**STATED EXERCISE**
Copy out the listing that follows, exact in every word, and skip the images.

**COLLECTED MATERIAL**
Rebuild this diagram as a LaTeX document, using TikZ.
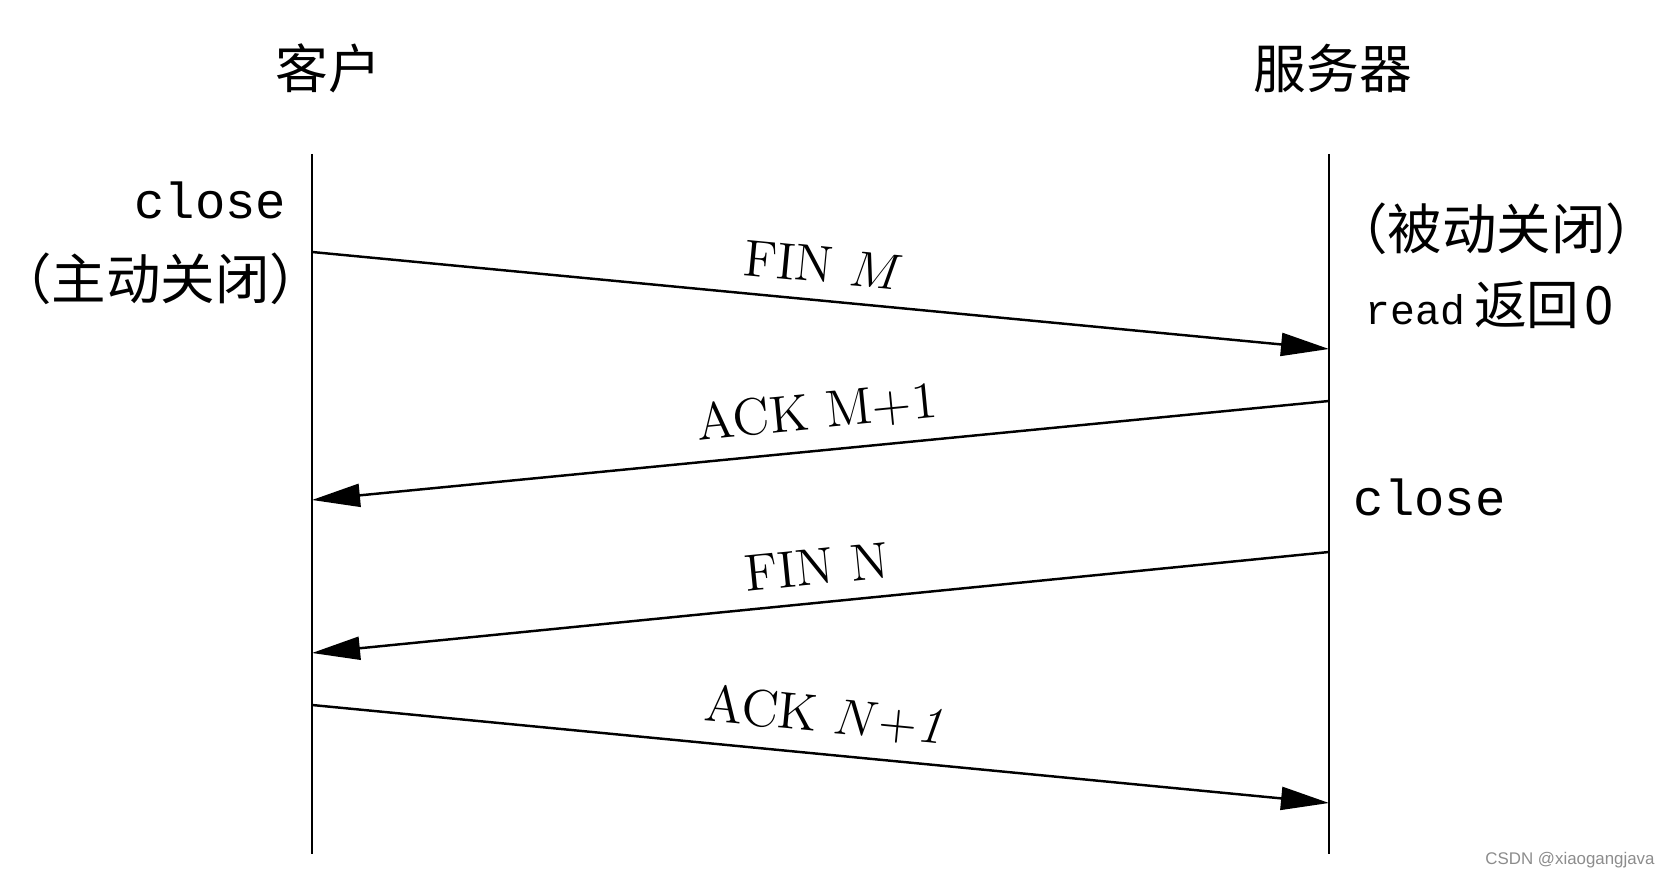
\documentclass[tikz,border=0pt]{standalone}
\usepackage{fontspec}
\setmonofont{Liberation Mono}
\setsansfont{Liberation Sans}
\newfontfamily\cjk{Noto Sans CJK SC}
\usetikzlibrary{arrows.meta}
\tikzset{
  msg/.style={-{Triangle[length=4.8mm,width=2.3mm]}, line width=0.7pt},
  life/.style={line width=0.6pt},
  lbl/.style={font=\fontsize{14.8}{17}\selectfont, above=0.5mm, sloped},
  head/.style={font=\cjk\fontsize{15}{18}\selectfont},
  note/.style={font=\cjk\fontsize{15.5}{18}\selectfont, inner sep=0pt},
  call/.style={font=\ttfamily\fontsize{14.4}{17}\selectfont, inner sep=0pt}
}
\begin{document}
\begin{tikzpicture}
\useasboundingbox (0,0) rectangle (16.68,-8.81);
% headings
\node(cl) at (3.28,-0.68) [head] {客户};
\node(sv) at (13.33,-0.68) [head] {服务器};
% lifelines
\coordinate(c0) at (3.12,-1.54);
\coordinate(c9) at (3.12,-8.54);
\coordinate(s0) at (13.29,-1.54);
\coordinate(s9) at (13.29,-8.54);
\draw[life] (c0) -- (c9);
\draw[life] (s0) -- (s9);
% arrow ends
\coordinate(c1) at (3.12,-2.52);
\coordinate(s1) at (13.29,-3.49);
\coordinate(s2) at (13.29,-4.01);
\coordinate(c2) at (3.12,-5.00);
\coordinate(s3) at (13.29,-5.52);
\coordinate(c3) at (3.12,-6.53);
\coordinate(c4) at (3.12,-7.05);
\coordinate(s4) at (13.29,-8.03);
% side notes
\node(cclose) at (2.87,-2.00) [call, anchor=east] {close};
\node(cact) at (3.25,-2.79) [note, anchor=east] {（主动关闭）};
\node(spas) at (13.60,-2.29) [note, anchor=west] {\hspace{-0.5em}（被动关闭）};
\node(sread) at (13.65,-3.05) [anchor=west, inner sep=0pt] {{\ttfamily\fontsize{11.8}{14}\selectfont read}\hspace{0.25em}{\cjk\fontsize{15}{18}\selectfont 返回\hspace{0.1em}0}};
\node(sclose) at (13.53,-4.97) [call, anchor=west] {close};
% segments
\draw[msg] (c1) to node[lbl] {FIN $M$} (s1);
\draw[msg] (s2) to node[lbl] {ACK M+1} (c2);
\draw[msg] (s3) to node[lbl] {FIN N} (c3);
\draw[msg] (c4) to node[lbl] {ACK $N\mathit{+1}$} (s4);
% watermark
\node(wm) at (15.70,-8.60) [font=\sffamily\fontsize{4.8}{6}\selectfont, text=black!45, inner sep=0pt] {CSDN @xiaogangjava};
\end{tikzpicture}
\end{document}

**WRITTEN ANSWER**
Rebuild this diagram as a LaTeX document, using TikZ.
\documentclass[tikz,border=0pt]{standalone}
\usepackage{fontspec}
\setmonofont{Liberation Mono}
\setsansfont{Liberation Sans}
\newfontfamily\cjk{Noto Sans CJK SC}
\usetikzlibrary{arrows.meta}
\tikzset{
  msg/.style={-{Triangle[length=4.8mm,width=2.3mm]}, line width=0.7pt},
  life/.style={line width=0.6pt},
  lbl/.style={font=\fontsize{14.8}{17}\selectfont, above=0.5mm, sloped},
  head/.style={font=\cjk\fontsize{15}{18}\selectfont},
  note/.style={font=\cjk\fontsize{15.5}{18}\selectfont, inner sep=0pt},
  call/.style={font=\ttfamily\fontsize{14.4}{17}\selectfont, inner sep=0pt}
}
\begin{document}
\begin{tikzpicture}
\useasboundingbox (0,0) rectangle (16.68,-8.81);
% headings
\node(cl) at (3.28,-0.68) [head] {客户};
\node(sv) at (13.33,-0.68) [head] {服务器};
% lifelines
\coordinate(c0) at (3.12,-1.54);
\coordinate(c9) at (3.12,-8.54);
\coordinate(s0) at (13.29,-1.54);
\coordinate(s9) at (13.29,-8.54);
\draw[life] (c0) -- (c9);
\draw[life] (s0) -- (s9);
% arrow ends
\coordinate(c1) at (3.12,-2.52);
\coordinate(s1) at (13.29,-3.49);
\coordinate(s2) at (13.29,-4.01);
\coordinate(c2) at (3.12,-5.00);
\coordinate(s3) at (13.29,-5.52);
\coordinate(c3) at (3.12,-6.53);
\coordinate(c4) at (3.12,-7.05);
\coordinate(s4) at (13.29,-8.03);
% side notes
\node(cclose) at (2.87,-2.00) [call, anchor=east] {close};
\node(cact) at (3.25,-2.79) [note, anchor=east] {（主动关闭）};
\node(spas) at (13.60,-2.29) [note, anchor=west] {\hspace{-0.5em}（被动关闭）};
\node(sread) at (13.65,-3.05) [anchor=west, inner sep=0pt] {{\ttfamily\fontsize{11.8}{14}\selectfont read}\hspace{0.25em}{\cjk\fontsize{15}{18}\selectfont 返回\hspace{0.1em}0}};
\node(sclose) at (13.53,-4.97) [call, anchor=west] {close};
% segments
\draw[msg] (c1) to node[lbl] {FIN $M$} (s1);
\draw[msg] (s2) to node[lbl] {ACK M+1} (c2);
\draw[msg] (s3) to node[lbl] {FIN N} (c3);
\draw[msg] (c4) to node[lbl] {ACK $N\mathit{+1}$} (s4);
% watermark
\node(wm) at (15.70,-8.60) [font=\sffamily\fontsize{4.8}{6}\selectfont, text=black!45, inner sep=0pt] {CSDN @xiaogangjava};
\end{tikzpicture}
\end{document}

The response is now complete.